* _Instructions for the task_:
Only the lines from the one containing "Convert this chart" through the one containing "const L = 168, R = 1213, T = 20, B = 652;" should be output, both ends included and exactly as they appear, minus any pictures.

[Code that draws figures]
———

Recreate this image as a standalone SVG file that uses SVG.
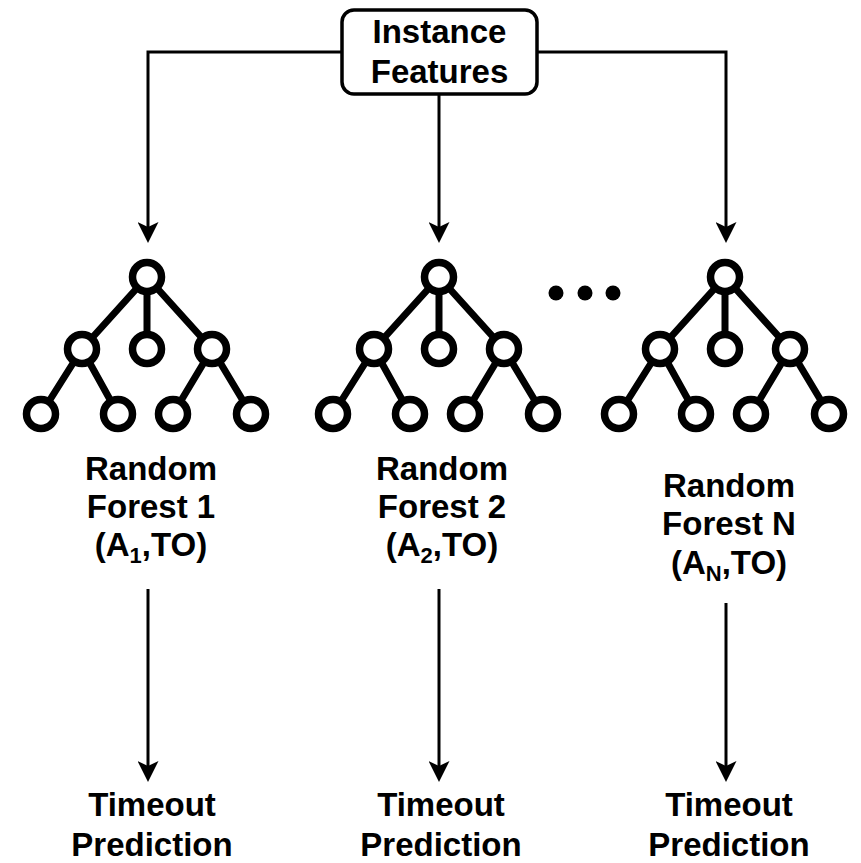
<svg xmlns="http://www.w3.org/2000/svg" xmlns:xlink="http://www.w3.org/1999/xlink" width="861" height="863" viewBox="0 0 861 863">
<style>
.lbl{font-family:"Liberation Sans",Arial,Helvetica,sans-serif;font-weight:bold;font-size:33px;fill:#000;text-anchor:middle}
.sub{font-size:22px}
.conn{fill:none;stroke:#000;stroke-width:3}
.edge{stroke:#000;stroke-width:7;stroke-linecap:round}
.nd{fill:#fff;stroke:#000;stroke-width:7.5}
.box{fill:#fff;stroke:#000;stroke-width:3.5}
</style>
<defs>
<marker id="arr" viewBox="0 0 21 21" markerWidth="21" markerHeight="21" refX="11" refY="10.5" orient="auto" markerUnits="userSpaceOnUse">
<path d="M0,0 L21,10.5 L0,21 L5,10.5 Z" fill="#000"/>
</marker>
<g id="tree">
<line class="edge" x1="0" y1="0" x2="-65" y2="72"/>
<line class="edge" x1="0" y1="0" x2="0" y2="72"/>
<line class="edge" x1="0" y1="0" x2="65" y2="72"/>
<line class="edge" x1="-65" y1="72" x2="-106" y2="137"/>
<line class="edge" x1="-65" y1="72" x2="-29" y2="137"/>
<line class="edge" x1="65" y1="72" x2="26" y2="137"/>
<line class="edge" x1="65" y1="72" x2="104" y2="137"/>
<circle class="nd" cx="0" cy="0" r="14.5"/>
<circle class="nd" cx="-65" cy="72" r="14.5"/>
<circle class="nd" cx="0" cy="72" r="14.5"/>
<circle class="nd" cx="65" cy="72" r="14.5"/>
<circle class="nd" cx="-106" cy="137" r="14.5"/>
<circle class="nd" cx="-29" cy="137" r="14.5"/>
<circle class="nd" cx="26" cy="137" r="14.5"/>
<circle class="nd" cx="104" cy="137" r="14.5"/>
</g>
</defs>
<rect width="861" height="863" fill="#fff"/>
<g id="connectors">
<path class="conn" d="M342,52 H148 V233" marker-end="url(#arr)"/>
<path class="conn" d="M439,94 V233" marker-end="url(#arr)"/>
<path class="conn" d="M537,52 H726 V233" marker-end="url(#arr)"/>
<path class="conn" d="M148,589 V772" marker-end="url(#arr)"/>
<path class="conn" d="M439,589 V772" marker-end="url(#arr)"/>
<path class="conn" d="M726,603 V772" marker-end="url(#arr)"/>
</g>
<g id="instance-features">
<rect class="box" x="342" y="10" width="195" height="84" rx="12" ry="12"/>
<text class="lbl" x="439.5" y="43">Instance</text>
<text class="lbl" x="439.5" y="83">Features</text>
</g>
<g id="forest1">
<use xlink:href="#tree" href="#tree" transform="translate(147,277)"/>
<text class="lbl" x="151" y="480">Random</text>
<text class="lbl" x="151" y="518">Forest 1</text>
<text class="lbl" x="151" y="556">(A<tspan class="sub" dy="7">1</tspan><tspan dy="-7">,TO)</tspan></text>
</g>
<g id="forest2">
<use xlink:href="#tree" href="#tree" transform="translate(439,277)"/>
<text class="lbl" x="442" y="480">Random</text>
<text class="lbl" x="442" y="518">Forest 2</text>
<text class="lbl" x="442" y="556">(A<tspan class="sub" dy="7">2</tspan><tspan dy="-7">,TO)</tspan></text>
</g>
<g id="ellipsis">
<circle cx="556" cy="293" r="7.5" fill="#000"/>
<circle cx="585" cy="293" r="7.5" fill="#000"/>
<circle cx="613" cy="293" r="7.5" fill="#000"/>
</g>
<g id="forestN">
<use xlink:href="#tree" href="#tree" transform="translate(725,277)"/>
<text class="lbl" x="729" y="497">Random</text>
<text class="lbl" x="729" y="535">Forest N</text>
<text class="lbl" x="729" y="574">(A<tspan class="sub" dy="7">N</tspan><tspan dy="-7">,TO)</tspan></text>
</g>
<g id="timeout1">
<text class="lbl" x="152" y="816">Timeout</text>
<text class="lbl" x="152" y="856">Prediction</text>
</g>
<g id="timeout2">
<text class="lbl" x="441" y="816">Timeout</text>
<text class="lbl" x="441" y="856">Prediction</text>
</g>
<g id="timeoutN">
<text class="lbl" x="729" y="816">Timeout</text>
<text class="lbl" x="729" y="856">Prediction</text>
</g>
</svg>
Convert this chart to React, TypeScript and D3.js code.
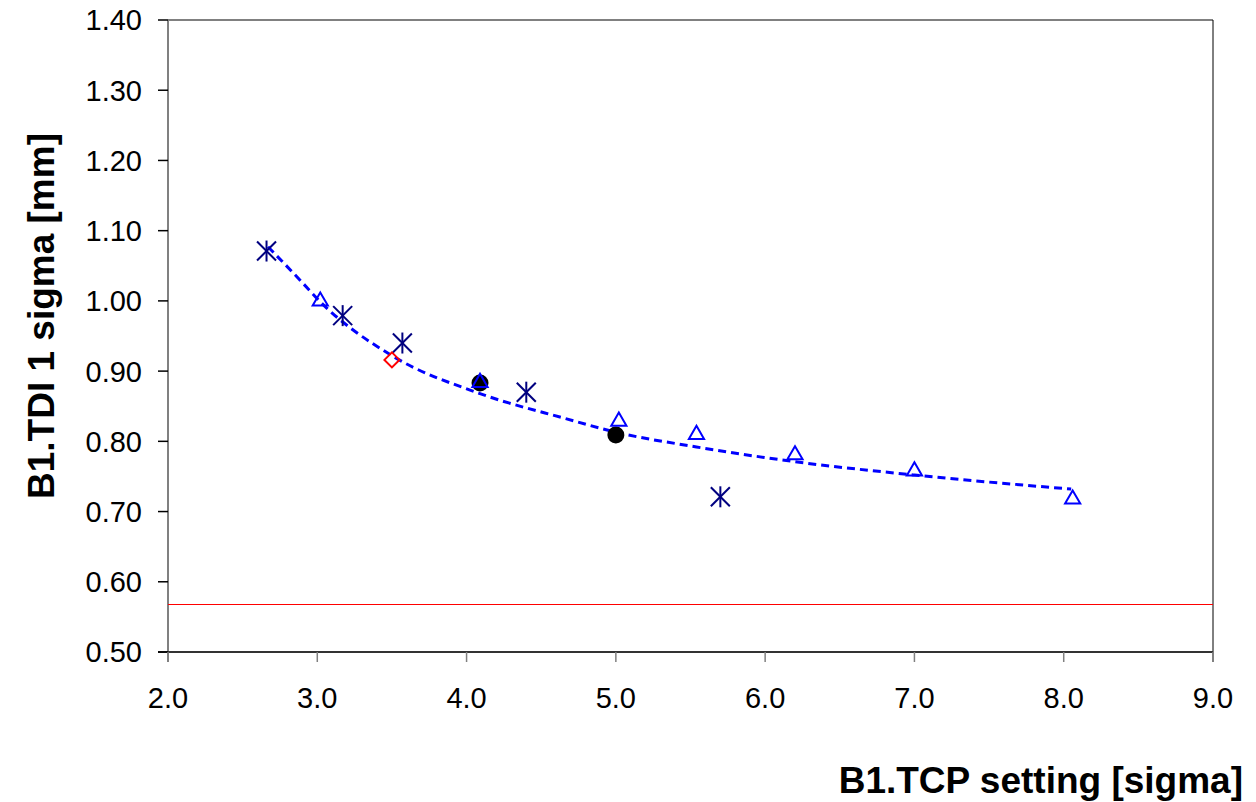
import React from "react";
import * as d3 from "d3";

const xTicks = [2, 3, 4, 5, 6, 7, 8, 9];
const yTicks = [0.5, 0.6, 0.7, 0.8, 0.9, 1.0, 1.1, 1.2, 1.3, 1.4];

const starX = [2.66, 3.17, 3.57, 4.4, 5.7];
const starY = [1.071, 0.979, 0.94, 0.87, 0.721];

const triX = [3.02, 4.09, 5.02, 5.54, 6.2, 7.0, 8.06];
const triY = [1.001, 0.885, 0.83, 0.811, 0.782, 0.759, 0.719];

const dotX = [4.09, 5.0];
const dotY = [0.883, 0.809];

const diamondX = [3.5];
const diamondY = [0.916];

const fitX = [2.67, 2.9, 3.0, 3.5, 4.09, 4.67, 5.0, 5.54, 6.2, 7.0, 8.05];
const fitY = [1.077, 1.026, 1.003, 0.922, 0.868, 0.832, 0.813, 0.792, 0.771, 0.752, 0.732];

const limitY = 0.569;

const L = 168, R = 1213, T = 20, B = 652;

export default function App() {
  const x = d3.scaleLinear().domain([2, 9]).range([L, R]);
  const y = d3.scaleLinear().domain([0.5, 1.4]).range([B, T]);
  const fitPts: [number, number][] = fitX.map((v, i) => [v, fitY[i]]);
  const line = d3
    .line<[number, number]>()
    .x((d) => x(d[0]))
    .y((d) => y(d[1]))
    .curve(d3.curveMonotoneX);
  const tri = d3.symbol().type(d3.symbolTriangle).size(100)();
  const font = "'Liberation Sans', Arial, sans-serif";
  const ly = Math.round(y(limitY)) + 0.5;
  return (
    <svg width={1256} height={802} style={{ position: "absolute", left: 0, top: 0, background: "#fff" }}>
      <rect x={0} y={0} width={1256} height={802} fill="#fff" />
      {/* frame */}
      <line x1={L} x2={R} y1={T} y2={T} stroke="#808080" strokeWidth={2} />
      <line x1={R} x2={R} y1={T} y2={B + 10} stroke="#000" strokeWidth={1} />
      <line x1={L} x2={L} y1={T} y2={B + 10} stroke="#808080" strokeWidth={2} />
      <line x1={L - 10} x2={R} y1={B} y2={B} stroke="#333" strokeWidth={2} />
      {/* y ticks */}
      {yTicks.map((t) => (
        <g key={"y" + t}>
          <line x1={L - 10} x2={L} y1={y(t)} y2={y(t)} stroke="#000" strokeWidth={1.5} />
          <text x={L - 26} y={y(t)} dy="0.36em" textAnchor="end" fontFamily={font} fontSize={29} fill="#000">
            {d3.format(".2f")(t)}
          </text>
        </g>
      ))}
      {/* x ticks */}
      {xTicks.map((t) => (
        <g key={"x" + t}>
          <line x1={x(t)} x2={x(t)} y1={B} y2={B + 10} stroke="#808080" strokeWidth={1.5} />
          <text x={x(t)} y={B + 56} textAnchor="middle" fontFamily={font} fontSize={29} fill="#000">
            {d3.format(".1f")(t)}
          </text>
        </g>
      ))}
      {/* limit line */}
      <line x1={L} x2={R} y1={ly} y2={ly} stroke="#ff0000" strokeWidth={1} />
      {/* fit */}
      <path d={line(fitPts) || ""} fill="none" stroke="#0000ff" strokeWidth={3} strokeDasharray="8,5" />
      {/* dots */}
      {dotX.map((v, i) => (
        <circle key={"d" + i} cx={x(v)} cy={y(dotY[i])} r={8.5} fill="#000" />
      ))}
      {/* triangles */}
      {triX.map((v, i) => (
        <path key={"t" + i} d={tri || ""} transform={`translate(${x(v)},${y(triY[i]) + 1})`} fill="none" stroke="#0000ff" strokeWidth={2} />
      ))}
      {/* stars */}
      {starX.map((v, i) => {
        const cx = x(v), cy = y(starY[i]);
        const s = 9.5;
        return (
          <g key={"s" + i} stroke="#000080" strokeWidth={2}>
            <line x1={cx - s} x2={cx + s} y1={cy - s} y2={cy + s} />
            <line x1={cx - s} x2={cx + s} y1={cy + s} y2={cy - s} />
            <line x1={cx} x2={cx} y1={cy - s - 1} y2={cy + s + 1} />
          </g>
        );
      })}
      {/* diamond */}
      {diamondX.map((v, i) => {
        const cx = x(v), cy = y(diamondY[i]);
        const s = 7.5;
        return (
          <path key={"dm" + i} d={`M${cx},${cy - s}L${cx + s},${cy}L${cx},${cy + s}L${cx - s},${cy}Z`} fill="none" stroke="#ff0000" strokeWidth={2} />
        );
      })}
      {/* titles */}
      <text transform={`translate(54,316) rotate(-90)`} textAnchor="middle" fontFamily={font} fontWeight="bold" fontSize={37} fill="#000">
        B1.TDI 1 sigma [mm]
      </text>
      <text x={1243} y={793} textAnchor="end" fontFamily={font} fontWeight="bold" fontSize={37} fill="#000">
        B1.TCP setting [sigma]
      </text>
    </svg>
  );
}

———

* _Solution to this exercise_:
Convert this chart to React, TypeScript and D3.js code.
import React from "react";
import * as d3 from "d3";

const xTicks = [2, 3, 4, 5, 6, 7, 8, 9];
const yTicks = [0.5, 0.6, 0.7, 0.8, 0.9, 1.0, 1.1, 1.2, 1.3, 1.4];

const starX = [2.66, 3.17, 3.57, 4.4, 5.7];
const starY = [1.071, 0.979, 0.94, 0.87, 0.721];

const triX = [3.02, 4.09, 5.02, 5.54, 6.2, 7.0, 8.06];
const triY = [1.001, 0.885, 0.83, 0.811, 0.782, 0.759, 0.719];

const dotX = [4.09, 5.0];
const dotY = [0.883, 0.809];

const diamondX = [3.5];
const diamondY = [0.916];

const fitX = [2.67, 2.9, 3.0, 3.5, 4.09, 4.67, 5.0, 5.54, 6.2, 7.0, 8.05];
const fitY = [1.077, 1.026, 1.003, 0.922, 0.868, 0.832, 0.813, 0.792, 0.771, 0.752, 0.732];

const limitY = 0.569;

const L = 168, R = 1213, T = 20, B = 652;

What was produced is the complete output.